Въезд и проход на территорию института со стороны дороги в Сосновку, через металлические ворота, шел вдоль длинного фасада главного корпуса через площадку с круговым движением, мимо двухэтажного химического корпуса. На площади с круговым движением, напротив величавого главного входа в главное здание Политехнического института стоял памятник Ленину, который не так уж давно снесли. Территория Политехнического городка с парком была огорожена изящной оградой. По углам территории были поставлены будочки для сторожей. Отделаны сверху эти будочки крышами, по форме такими же, как крыша водонапорной башни.

Со стороны Академии связи Политех был огорожен деревянным забором, который шел по не существующему ныне Собачьему переулку. Там вдоль первого и второго корпусов стояли фонари, освещавшие склады или свалку Политехнического.

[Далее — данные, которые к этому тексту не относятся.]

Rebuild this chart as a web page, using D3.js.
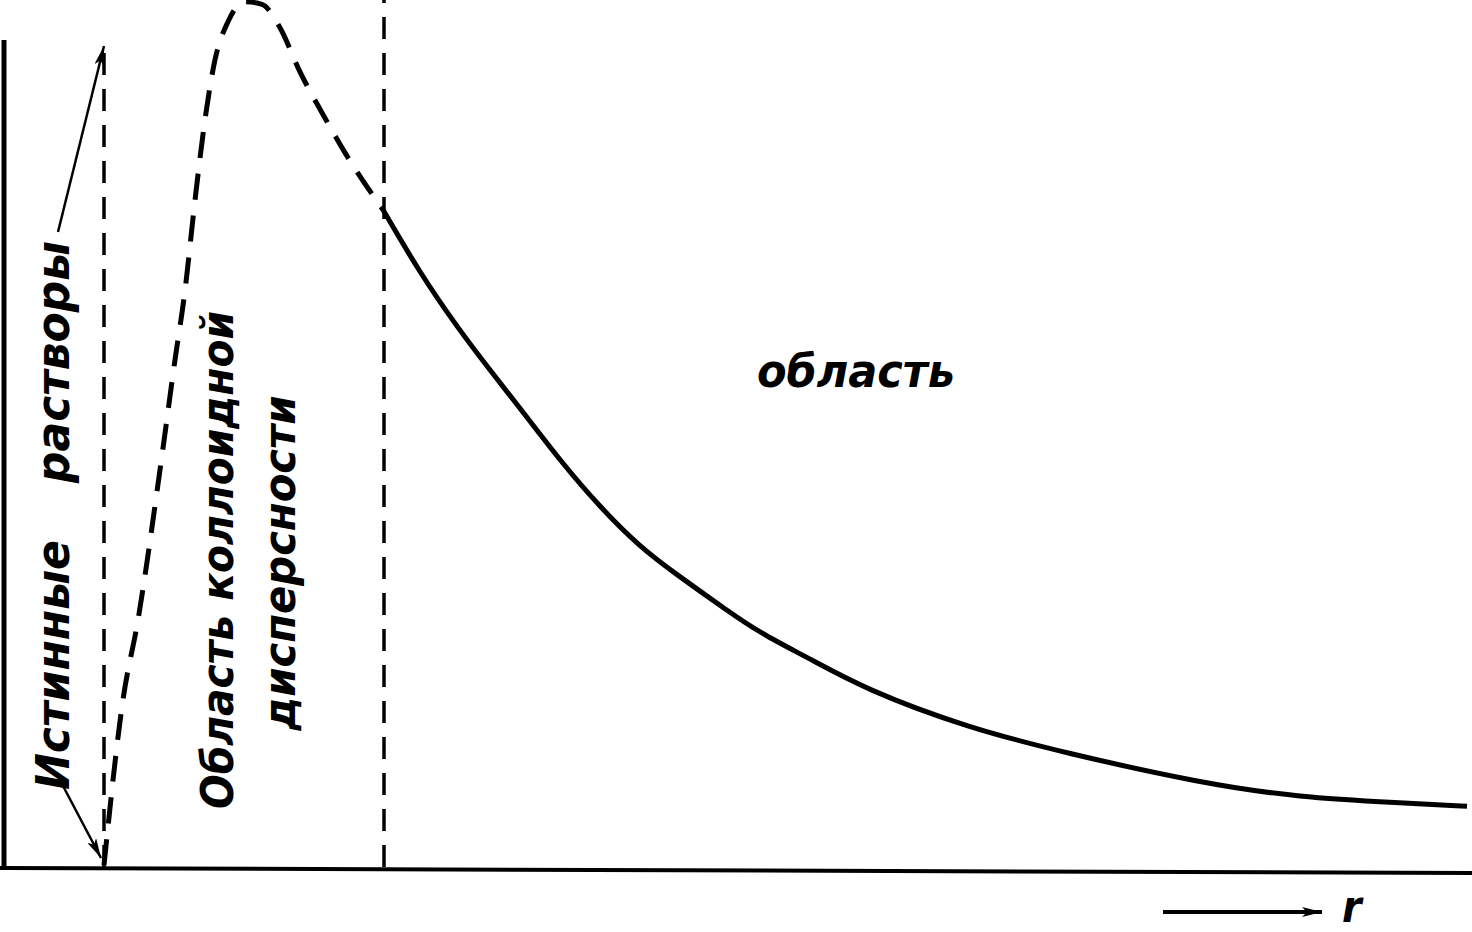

Вернусь к домам на Ольгинской улице. Все квартиры и комнаты предоставлялись сотрудникам физтеха, возвращавшимся в Ленинград из эвакуации или не имевшим жилья в Ленинграде. В нашем доме была квартира Льва Андреевича Арцимовича, который вскоре переехал в Москву, а в его квартире осталась сестра – Вера Андреевна Арцимович со своей старшей дочерью Олей и сыном, моим одногодком Юркой Лебедевым-Шмидтгофом. Вера Андреевна очень интересная женщина, работала на студии «Ленфильм». Оля Арцимович была очень красивой, эффектной девушкой и многие местные мальчишки были в нее влюблены. Влюблен в нее был и мой братец Шурик, но как оказалось потом без взаимности, хотя свою красивую фотографию она ему подарила.

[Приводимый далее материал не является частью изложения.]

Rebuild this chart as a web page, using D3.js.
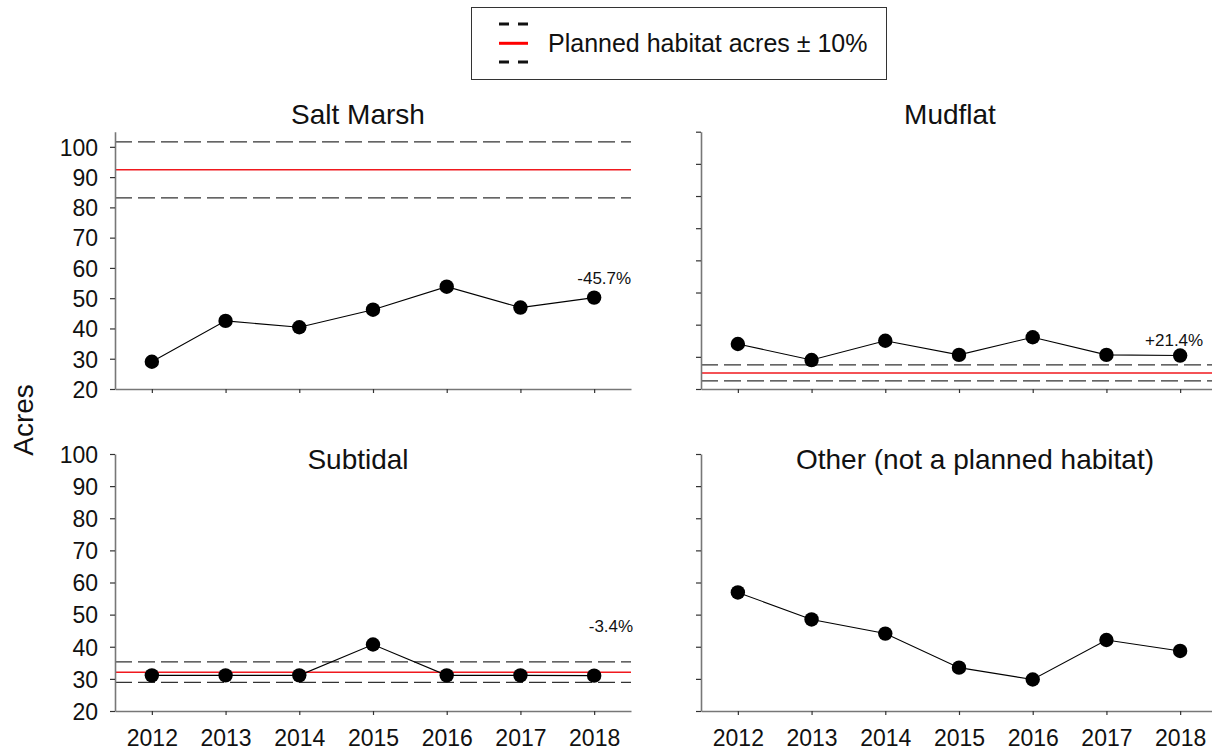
<!DOCTYPE html>
<html lang="en">
<head>
  <meta charset="UTF-8">
  <title>Habitat acres</title>
  <script src="https://d3js.org/d3.v7.min.js"></script>
</head>
<body style="margin: 0; overflow: hidden; background: #fff;">

<script>
  // Data
  const years = [2012, 2013, 2014, 2015, 2016, 2017, 2018];
  const panelNames = ['Salt Marsh', 'Mudflat', 'Subtidal', 'Other (not a planned habitat)'];
  const saltMarsh = [29.0, 42.5, 40.4, 46.2, 53.8, 46.9, 50.2];
  const mudflat = [34.0, 29.0, 35.0, 30.6, 36.1, 30.6, 30.4];
  const subtidal = [31.1, 31.1, 31.1, 40.7, 31.1, 31.1, 31.0];
  const other = [56.9, 48.5, 44.1, 33.5, 29.8, 42.1, 38.7];
  const plannedAcres = [92.4, 25.0, 32.1, null];
  const changeLabels = ['-45.7%', '+21.4%', '-3.4%', null];
  const yTicks = [20, 30, 40, 50, 60, 70, 80, 90, 100];

  const series = [saltMarsh, mudflat, subtidal, other];

  const W = 1212, H = 753;
  const font = '"Liberation Sans", Arial, sans-serif';

  // Panel placement (left/right/top/bottom of plotting area, title, change label spot)
  const layout = [
    { left: 115, right: 631, top: 131.7, bottom: 389, titleX: 358, titleY: 124, xLabels: false, yLabels: true,
      lab: { anchor: 'end', dx: 37, v: 54.8 } },
    { left: 701, right: 1217, top: 131.7, bottom: 389, titleX: 950, titleY: 124, xLabels: false, yLabels: false,
      lab: { anchor: 'middle', dx: -6, v: 33.5 } },
    { left: 115, right: 631, top: 454, bottom: 711, titleX: 358, titleY: 469, xLabels: true, yLabels: true,
      lab: { anchor: 'end', dx: 39, v: 44.5 } },
    { left: 701, right: 1217, top: 454, bottom: 711, titleX: 975, titleY: 469, xLabels: true, yLabels: false,
      lab: null }
  ];

  const svg = d3.select('body').append('svg')
    .attr('width', W)
    .attr('height', H)
    .style('font-family', font);

  //Legend
  const legend = svg.append('g');
  legend.append('rect')
    .attr('x', 471.5).attr('y', 7.5)
    .attr('width', 415).attr('height', 72)
    .attr('fill', 'none').attr('stroke', '#333').attr('stroke-width', 1);
  [24, 62].forEach(function(yy) {
    legend.append('line')
      .attr('x1', 499).attr('x2', 528).attr('y1', yy).attr('y2', yy)
      .attr('stroke', '#111').attr('stroke-width', 3)
      .attr('stroke-dasharray', '10,9');
  });
  legend.append('line')
    .attr('x1', 499).attr('x2', 528).attr('y1', 43.3).attr('y2', 43.3)
    .attr('stroke', '#f00').attr('stroke-width', 3);
  legend.append('text')
    .attr('x', 548).attr('y', 52)
    .attr('font-size', 25)
    .attr('fill', '#111')
    .text('Planned habitat acres \u00b1 10%');

  //Y axis title
  svg.append('text')
    .attr('transform', 'translate(33,420) rotate(-90)')
    .attr('text-anchor', 'middle')
    .attr('font-size', 28)
    .attr('fill', '#111')
    .text('Acres');

  layout.forEach(function(p, i) {
    const vals = series[i];
    const plan = plannedAcres[i];

    // top of y domain grows if the +10% line goes over 100
    let yMax = 100;
    if (plan !== null && plan * 1.1 > 100) yMax = Math.ceil(plan * 1.1 / 5) * 5;

    const x = d3.scalePoint().domain(years).range([p.left, p.right]).padding(0.5);
    const y = d3.scaleLinear().domain([20, yMax]).range([p.bottom, p.top]);

    const g = svg.append('g');

    // clip so the right hand panels get cut by the page edge
    const clipId = 'clip' + i;
    svg.append('clipPath').attr('id', clipId)
      .append('rect')
      .attr('x', p.left).attr('y', p.top - 10)
      .attr('width', p.right - p.left).attr('height', p.bottom - p.top + 10);

    const inner = g.append('g').attr('clip-path', 'url(#' + clipId + ')');

    //Planned lines
    if (plan !== null) {
      [plan * 1.1, plan * 0.9].forEach(function(v) {
        inner.append('line')
          .attr('x1', p.left).attr('x2', p.right)
          .attr('y1', y(v)).attr('y2', y(v))
          .attr('stroke', '#333').attr('stroke-width', 1.2)
          .attr('stroke-dasharray', '17,6');
      });
      inner.append('line')
        .attr('x1', p.left).attr('x2', p.right)
        .attr('y1', y(plan)).attr('y2', y(plan))
        .attr('stroke', '#f0191e').attr('stroke-width', 1.5);
    }

    //Axes
    const yAxis = d3.axisLeft(y)
      .tickValues(yTicks)
      .tickSize(5)
      .tickSizeOuter(0)
      .tickPadding(12)
      .tickFormat(p.yLabels ? d3.format('d') : '');
    const gy = g.append('g')
      .attr('transform', `translate(${p.left},0)`)
      .call(yAxis);

    const xAxis = d3.axisBottom(x)
      .tickSize(4)
      .tickSizeOuter(0)
      .tickFormat(p.xLabels ? d3.format('d') : '');
    const gx = g.append('g')
      .attr('transform', `translate(0,${p.bottom})`)
      .call(xAxis);

    [gy, gx].forEach(function(ax) {
      ax.select('.domain').attr('stroke', '#777').attr('stroke-width', 1.6);
      ax.selectAll('.tick line').attr('stroke', '#333').attr('stroke-width', 1.2);
      ax.selectAll('.tick text')
        .attr('font-size', 23)
        .attr('font-family', font)
        .attr('fill', '#111');
    });
    gy.selectAll('.tick text').attr('dy', '0.36em');
    gx.selectAll('.tick text').attr('y', 35).attr('dy', 0);

    //Title
    g.append('text')
      .attr('x', p.titleX).attr('y', p.titleY)
      .attr('text-anchor', 'middle')
      .attr('font-size', 28)
      .attr('fill', '#111')
      .text(panelNames[i]);

    //Series line + dots
    const line = d3.line()
      .x(function(d, j) { return x(years[j]); })
      .y(function(d) { return y(d); });

    g.append('path')
      .datum(vals)
      .attr('d', line)
      .attr('fill', 'none')
      .attr('stroke', '#000')
      .attr('stroke-width', 1.1);

    g.selectAll('circle.pt')
      .data(vals)
      .join('circle')
      .attr('class', 'pt')
      .attr('cx', function(d, j) { return x(years[j]); })
      .attr('cy', function(d) { return y(d); })
      .attr('r', 7.2)
      .attr('fill', '#000');

    //Change label
    if (changeLabels[i] !== null && p.lab) {
      g.append('text')
        .attr('x', x(years[years.length - 1]) + p.lab.dx)
        .attr('y', y(p.lab.v))
        .attr('text-anchor', p.lab.anchor)
        .attr('font-size', 17)
        .attr('fill', '#111')
        .text(changeLabels[i]);
    }
  });
</script>

</body>
</html>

Но все это было позже. Пока же мы поселились в квартире на Ольгинской.

Свои первые шаги по Ленинградской земле я делал во дворе этих, до сих пор стоящих домов. Еще до войны маму по причине сокращения штатов уволили из Физтеха. С тех пор она не работала. Считалась домохозяйкой и занималась детьми (трое). С детьми особенно не возились, и меня выпускали одного гулять во двор, строго настрого запрещая уходить со двора. Во дворе гуляло много детей разного возраста и, наверное, старшим предписывалось присматривать за маленькими.

Интересы послевоенных мальчишек, кроме множества игр, лежали в игре в войну. Дети в послевоенном Ленинграде искали разбросанное вокруг города оружие: пистолеты, винтовки, автоматы, патроны, пилотки. Мальчишки постарше отправлялись загород и частенько находили боевую технику, вплоть до гранат, мин и пулеметов. Услышать стрельбу из пистолета или винтовки можно было нередко.

Прожив на Ольгинской некоторое время, мы переехали в огромную квартиру на Приютской улице, дом № ? в квартиру № 18. Трехэтажное здание, по архитектуре созвучное со зданием Политехнического института, на другой стороне дороги в Лесное располагалось перпендикулярно к фасаду Главного здания Политехнического корпуса. Главный фасад этого трехэтажного корпуса был параллелен Приютской улице. Две трети этого корпуса, который в то время назывался корпусом № 2, занимали лаборатории, а вторая половина была перестроена в квартиры для сотрудников института. Эти квартиры, коммунальные и не коммунальные, занимали заведующие лабораториями, и многие другие нужные институту сотрудники. Территория этого здания была ограничена высоким забором, увенчанным колючей проволокой, и оснащенным сигнализацией. Въезд во двор осуществлялся через ворота, у которых стояла будка для караула. Вход на территорию осуществлялся строго по пропускам. Кроме того, во дворе располагалось небольшое, квадратное четырехэтажное здание, в котором также были оборудованы квартиры для сотрудников института. К этому дому примыкало одноэтажное строение. Здесь находились два бокса для пожарных машин и соответствующий пожарный расчет, который вскоре исчез, а на месте гаража была создана маленькая механическая мастерская. Страшным было известие, что токарь в мастерской погиб, потому что сорвался патрон. Я был тогда еще очень маленьким и не знал, что патрон на токарном станке – это устройство для закрепления деталей, а не устройство для стрельбы. В этом же одноэтажном корпусе были помещения для проживания охраны – общежитие. Они были офицерами. Задача их состояла в том, чтобы охранять Физтех от зарубежных разведчиков. Это были молодые и очень симпатичные люди. Мы, мальчишки, относились к ним очень хорошо. У конца одноэтажной пристройки был маленький бокс, в котором был тир. Они давали и нам пострелять из пистолета ТТ. В центре двора стояло небольшое сооружение с куполом. Потом я узнал, что это было хранилище для огнеопасных жидкостей.